By Clint Thompson
The looming landfall of Tropical Storm Fred could impact pecan production in Georgia and Alabama. But it could have a positive effect.
Lenny Wells, University of Georgia Cooperative Extension pecan specialist, said extra rainfall at this stage of production would benefit the crop heading into harvest. As for the wind effect, that’s a different matter.
“We’re just about to go into kernel fill, so the nuts are kind of at their heaviest point right now. They’re still in that late water stage and about to start the kernel filling process. From what I have read so far, unless things change soon, unless (the storm) gets into the Gulf and picks up a lot of steam, that probably all we’re going to get from it is a lot of rain dumped on us,” Wells said. “That would not be the worst thing in the world at this time because it would probably help us with filling the kernels out and all that kind of stuff.
“But we always are worried about wind with these things. We definitely don’t need any wind at all this time of year. If the nuts are heavy and limbs are sagging, it doesn’t take much wind to break them up. We don’t want to see that.”
Just a Little More Rain Please
Even after all of the rain the Southeast has received this summer, a little bit more is desired at this stage in the growing season.

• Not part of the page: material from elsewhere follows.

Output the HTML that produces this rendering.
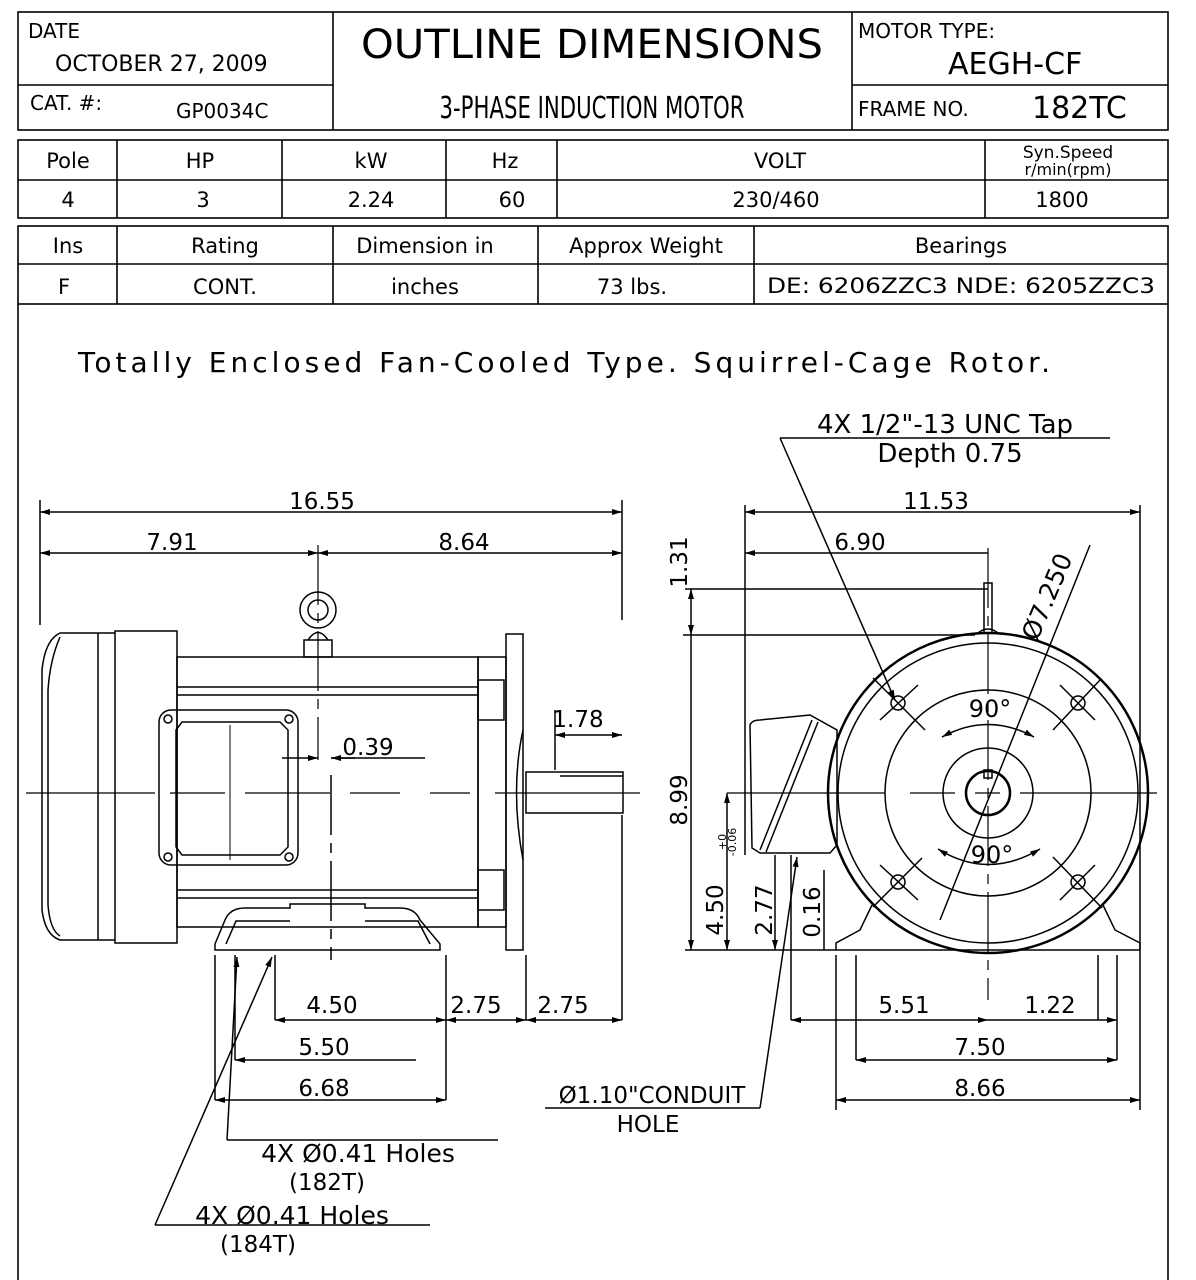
<!DOCTYPE html>
<html><head><meta charset="utf-8"><style>
html,body{margin:0;padding:0;background:#fff}
svg{display:block}
text{font-family:"DejaVu Sans","Liberation Sans",sans-serif;fill:#000}
</style></head><body>
<svg width="1196" height="1280" viewBox="0 0 1196 1280" xmlns="http://www.w3.org/2000/svg">
<defs>
<marker id="a" viewBox="0 0 10 6" refX="10" refY="3" markerWidth="10" markerHeight="6" orient="auto-start-reverse" markerUnits="userSpaceOnUse"><path d="M0 0 L10 3 L0 6 Z" fill="#000"/></marker>
</defs>
<g fill="none" stroke="#000" stroke-width="1.6">
<rect x="18" y="12" width="1150" height="118"/>
<line x1="333" y1="12" x2="333" y2="130"/><line x1="852" y1="12" x2="852" y2="130"/>
<line x1="18" y1="85" x2="333" y2="85"/><line x1="852" y1="85" x2="1168" y2="85"/>
<rect x="18" y="140" width="1150" height="78"/>
<line x1="18" y1="180" x2="1168" y2="180"/>
<line x1="117" y1="140" x2="117" y2="218"/><line x1="282" y1="140" x2="282" y2="218"/>
<line x1="446" y1="140" x2="446" y2="218"/><line x1="557" y1="140" x2="557" y2="218"/>
<line x1="985" y1="140" x2="985" y2="218"/>
<rect x="18" y="226" width="1150" height="78"/>
<line x1="18" y1="264" x2="1168" y2="264"/>
<line x1="117" y1="226" x2="117" y2="304"/><line x1="333" y1="226" x2="333" y2="304"/>
<line x1="538" y1="226" x2="538" y2="304"/><line x1="754" y1="226" x2="754" y2="304"/>
<line x1="18" y1="304" x2="18" y2="1280"/><line x1="1168" y1="304" x2="1168" y2="1280"/>
</g>
<g font-size="20">
<text x="28" y="38">DATE</text>
<text x="55" y="71" font-size="22">OCTOBER 27, 2009</text>
<text x="30" y="110">CAT. #:</text>
<text x="176" y="118">GP0034C</text>
<text x="592" y="58" font-size="40" text-anchor="middle" textLength="462" lengthAdjust="spacingAndGlyphs">OUTLINE DIMENSIONS</text>
<text x="592" y="118" font-size="30" text-anchor="middle" textLength="305" lengthAdjust="spacingAndGlyphs">3-PHASE INDUCTION MOTOR</text>
<text x="858" y="38">MOTOR TYPE:</text>
<text x="948" y="74" font-size="30">AEGH-CF</text>
<text x="858" y="116">FRAME NO.</text>
<text x="1032" y="118" font-size="30">182TC</text>
</g>
<g font-size="21" text-anchor="middle">
<text x="68" y="168">Pole</text><text x="200" y="168">HP</text><text x="371" y="168">kW</text>
<text x="505" y="168">Hz</text><text x="780" y="168">VOLT</text>
<text x="1068" y="158" font-size="17">Syn.Speed</text><text x="1068" y="175" font-size="16">r/min(rpm)</text>
<text x="68" y="207">4</text><text x="203" y="207">3</text><text x="371" y="207">2.24</text>
<text x="512" y="207">60</text><text x="776" y="207">230/460</text><text x="1062" y="207">1800</text>
<text x="68" y="253">Ins</text><text x="225" y="253">Rating</text><text x="425" y="253">Dimension in</text>
<text x="646" y="253">Approx Weight</text><text x="961" y="253">Bearings</text>
<text x="64" y="294">F</text><text x="225" y="294">CONT.</text><text x="425" y="294">inches</text>
<text x="632" y="294">73 lbs.</text>
<text x="961" y="293" textLength="388" lengthAdjust="spacingAndGlyphs">DE: 6206ZZC3 NDE:  6205ZZC3</text>
</g>
<text x="78" y="372" font-size="28" textLength="972" lengthAdjust="spacing">Totally Enclosed Fan-Cooled Type. Squirrel-Cage Rotor.</text>

<!-- LEFT VIEW -->
<g fill="none" stroke="#000" stroke-width="1.5">
<path d="M98 633 H60 Q45 640 42 670 V910 Q45 935 60 940 H98"/>
<path d="M60 637 Q50 660 48 690 V905 Q50 930 60 936"/>
<rect x="115" y="631" width="62" height="312"/>
<line x1="98" y1="633" x2="115" y2="633"/><line x1="98" y1="940" x2="115" y2="940"/>
<line x1="98" y1="633" x2="98" y2="940"/>
<rect x="177" y="657" width="301" height="270"/>
<line x1="177" y1="687" x2="478" y2="687"/><line x1="177" y1="695" x2="478" y2="695"/>
<line x1="177" y1="890" x2="478" y2="890"/><line x1="177" y1="898" x2="478" y2="898"/>
<rect x="478" y="657" width="28" height="270"/>
<rect x="478" y="680" width="26" height="40"/><rect x="478" y="870" width="26" height="40"/>
<rect x="506" y="634" width="17" height="316"/>
<path d="M523 730 Q510 790 523 860"/>
<rect x="526" y="772" width="97" height="41"/>
<line x1="560" y1="776" x2="623" y2="776"/>
<rect x="304" y="640" width="28" height="17"/>
<circle cx="318" cy="610" r="18"/><circle cx="318" cy="610" r="10"/>
<path d="M308 640 Q318 625 328 640"/>
<rect x="159" y="710" width="139" height="155" rx="12"/>
<path d="M176 730 L182 722 H280 L288 730 V847 L280 855 H182 L176 847 Z"/>
<circle cx="168" cy="719" r="4"/><circle cx="289" cy="719" r="4"/><circle cx="168" cy="857" r="4"/><circle cx="289" cy="857" r="4"/>
<path d="M215 950 V944 L225 920 Q230 908 245 908 H290 V904 H365 V908 H400 Q415 908 420 920 L440 944 V950 Z"/>
<path d="M226 944 L236 921 H290"/><path d="M365 921 H418 L430 944"/>
<path d="M26 793 H155 M170 793 H225 M245 793 H330 M350 793 H400 M430 793 H470 M495 793 H640" stroke-width="1.2"/>
<path d="M318 545 V760" stroke-width="1.2" stroke-dasharray="60,8,10,8"/>
<line x1="331" y1="775" x2="331" y2="960" stroke-dasharray="60,8,10,8"/>
<line x1="230" y1="725" x2="230" y2="860" stroke-width="1"/>
<line x1="40" y1="500" x2="40" y2="625"/><line x1="622" y1="500" x2="622" y2="620"/>
<line x1="40" y1="512" x2="622" y2="512" marker-start="url(#a)" marker-end="url(#a)"/>
<line x1="40" y1="553" x2="318" y2="553" marker-start="url(#a)" marker-end="url(#a)"/>
<line x1="318" y1="553" x2="622" y2="553" marker-start="url(#a)" marker-end="url(#a)"/>
<line x1="555" y1="710" x2="555" y2="770"/>
<line x1="555" y1="735" x2="622" y2="735" marker-start="url(#a)" marker-end="url(#a)"/>
<line x1="282" y1="758" x2="318" y2="758" marker-end="url(#a)"/>
<line x1="355" y1="758" x2="331" y2="758" marker-end="url(#a)"/><line x1="331" y1="758" x2="425" y2="758"/>
<path d="M215 955 V1100 M235 955 V1060 M275 955 V1020 M446 955 V1100 M526 955 V1020 M622 815 V1020"/>
<line x1="235" y1="1060" x2="416" y2="1060" marker-start="url(#a)"/>
<line x1="215" y1="1100" x2="446" y2="1100" marker-start="url(#a)" marker-end="url(#a)"/>
<line x1="275" y1="1020" x2="446" y2="1020" marker-start="url(#a)" marker-end="url(#a)"/>
<line x1="446" y1="1020" x2="526" y2="1020" marker-start="url(#a)" marker-end="url(#a)"/>
<line x1="526" y1="1020" x2="622" y2="1020" marker-start="url(#a)" marker-end="url(#a)"/>
<path d="M227 1140 L237 957" marker-end="url(#a)"/><path d="M227 1140 H498"/>
<path d="M155 1225 L272 957" marker-end="url(#a)"/><path d="M155 1225 H430"/>
</g>
<g font-size="23" text-anchor="middle">
<text x="322" y="509">16.55</text><text x="172" y="550">7.91</text><text x="464" y="550">8.64</text>
<text x="578" y="727">1.78</text><text x="368" y="755">0.39</text>
<text x="332" y="1013">4.50</text><text x="476" y="1013">2.75</text><text x="563" y="1013">2.75</text>
<text x="324" y="1055">5.50</text><text x="324" y="1096">6.68</text>
<text x="358" y="1162" font-size="25">4X  Ø0.41 Holes</text>
<text x="327" y="1190">(182T)</text>
<text x="292" y="1224" font-size="25">4X  Ø0.41 Holes</text>
<text x="258" y="1252">(184T)</text>
</g>

<!-- RIGHT VIEW -->
<g fill="none" stroke="#000" stroke-width="1.5">
<circle cx="988" cy="793" r="160" stroke-width="2.5"/>
<circle cx="988" cy="793" r="150"/>
<circle cx="988" cy="793" r="103"/>
<circle cx="988" cy="793" r="45"/>
<circle cx="988" cy="793" r="22" stroke-width="2.5"/>
<rect x="984" y="770" width="8" height="8"/>
<rect x="984" y="583" width="8" height="50"/>
<path d="M978 633 Q988 625 998 633"/>
<circle cx="898" cy="703" r="7"/><circle cx="1078" cy="703" r="7"/>
<circle cx="898" cy="882" r="7"/><circle cx="1078" cy="882" r="7"/>
<path d="M873 678 L925 730 M880 720 L918 685 M1053 730 L1100 680 M1060 685 L1095 720 M873 907 L922 858 M880 865 L918 900 M1053 857 L1102 908 M1060 900 L1095 865"/>
<path d="M942 737 Q988 712 1034 737" marker-start="url(#a)" marker-end="url(#a)"/>
<path d="M938 849 Q988 880 1040 849" marker-start="url(#a)" marker-end="url(#a)"/>
<path d="M836 950 V943 L860 930 L872 905 M1140 950 V943 L1115 930 L1103 905 M836 950 H1140"/>
<path d="M750 725 Q752 720 760 720 L810 715 L837 730 V845 L830 853 H760 L752 848 Z"/>
<path d="M760 850 L812 720 M766 852 L818 722"/>
<path d="M727 793 H885 M910 793 H955 M975 793 H1000 M1020 793 H1157" stroke-width="1.2"/>
<path d="M988 548 V1000" stroke-width="1.2" stroke-dasharray="60,8,10,8"/>
<path d="M1090 545 L940 920" />
<line x1="745" y1="505" x2="745" y2="855"/><line x1="1140" y1="505" x2="1140" y2="1110"/>
<line x1="745" y1="512" x2="1140" y2="512" marker-start="url(#a)" marker-end="url(#a)"/>
<line x1="745" y1="553" x2="988" y2="553" marker-start="url(#a)"/>
<line x1="685" y1="589" x2="988" y2="589"/><line x1="683" y1="635" x2="975" y2="635"/>
<line x1="691" y1="589" x2="691" y2="635" marker-start="url(#a)" marker-end="url(#a)"/>
<line x1="691" y1="635" x2="691" y2="950" marker-end="url(#a)"/>
<line x1="727" y1="793" x2="727" y2="950" marker-start="url(#a)" marker-end="url(#a)"/>
<line x1="775" y1="855" x2="775" y2="950" marker-end="url(#a)"/>
<line x1="791" y1="855" x2="791" y2="1020"/><line x1="824" y1="870" x2="824" y2="950"/>
<line x1="685" y1="950" x2="836" y2="950"/>
<path d="M836 955 V1110 M856 955 V1060 M1098 955 V1020 M1117 955 V1060"/>
<line x1="791" y1="1020" x2="988" y2="1020" marker-start="url(#a)" marker-end="url(#a)"/>
<line x1="988" y1="1020" x2="1117" y2="1020" marker-end="url(#a)"/>
<line x1="856" y1="1060" x2="1117" y2="1060" marker-start="url(#a)" marker-end="url(#a)"/>
<line x1="836" y1="1100" x2="1140" y2="1100" marker-start="url(#a)" marker-end="url(#a)"/>
<path d="M780 438 H1110"/><path d="M780 438 L895 700" marker-end="url(#a)"/>
<path d="M545 1108 H760"/><path d="M760 1108 L797 857" marker-end="url(#a)"/>
</g>
<g font-size="23" text-anchor="middle">
<text x="945" y="433" font-size="26">4X 1/2"-13 UNC Tap</text>
<text x="950" y="462" font-size="26">Depth 0.75</text>
<text x="936" y="509">11.53</text><text x="860" y="550">6.90</text>
<text x="990" y="717" font-size="24">90°</text><text x="992" y="863" font-size="24">90°</text>
<text x="904" y="1013">5.51</text><text x="1050" y="1013">1.22</text>
<text x="980" y="1055">7.50</text><text x="980" y="1096">8.66</text>
<text x="652" y="1103">Ø1.10"CONDUIT</text><text x="648" y="1132">HOLE</text>
<text transform="translate(687,562) rotate(-90)">1.31</text>
<text transform="translate(687,800) rotate(-90)">8.99</text>
<text transform="translate(723,910) rotate(-90)">4.50</text>
<text transform="translate(772,910) rotate(-90)">2.77</text>
<text transform="translate(820,912) rotate(-90)">0.16</text>
<text transform="translate(726,842) rotate(-90)" font-size="11">+0</text>
<text transform="translate(736,842) rotate(-90)" font-size="11">-0.06</text>
<text transform="translate(1055,600) rotate(-67)" font-size="25">Ø7.250</text>
</g>
</svg>
</body></html>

“One of the worst things would be to have the rain we had all summer. That makes the nuts get larger and then they get harder to fill if it does turn off dry in August and September. Some good soil moisture during that time period really helps with the kernel filling,” Wells said.
According to the National Hurricane Center, Tropical Storm Fred is expected to head towards the southern tip of Florida and Gulf of Mexico by early Saturday and churn towards the Florida Panhandle. Impact in Georgia or Alabama could be felt Monday or Tuesday.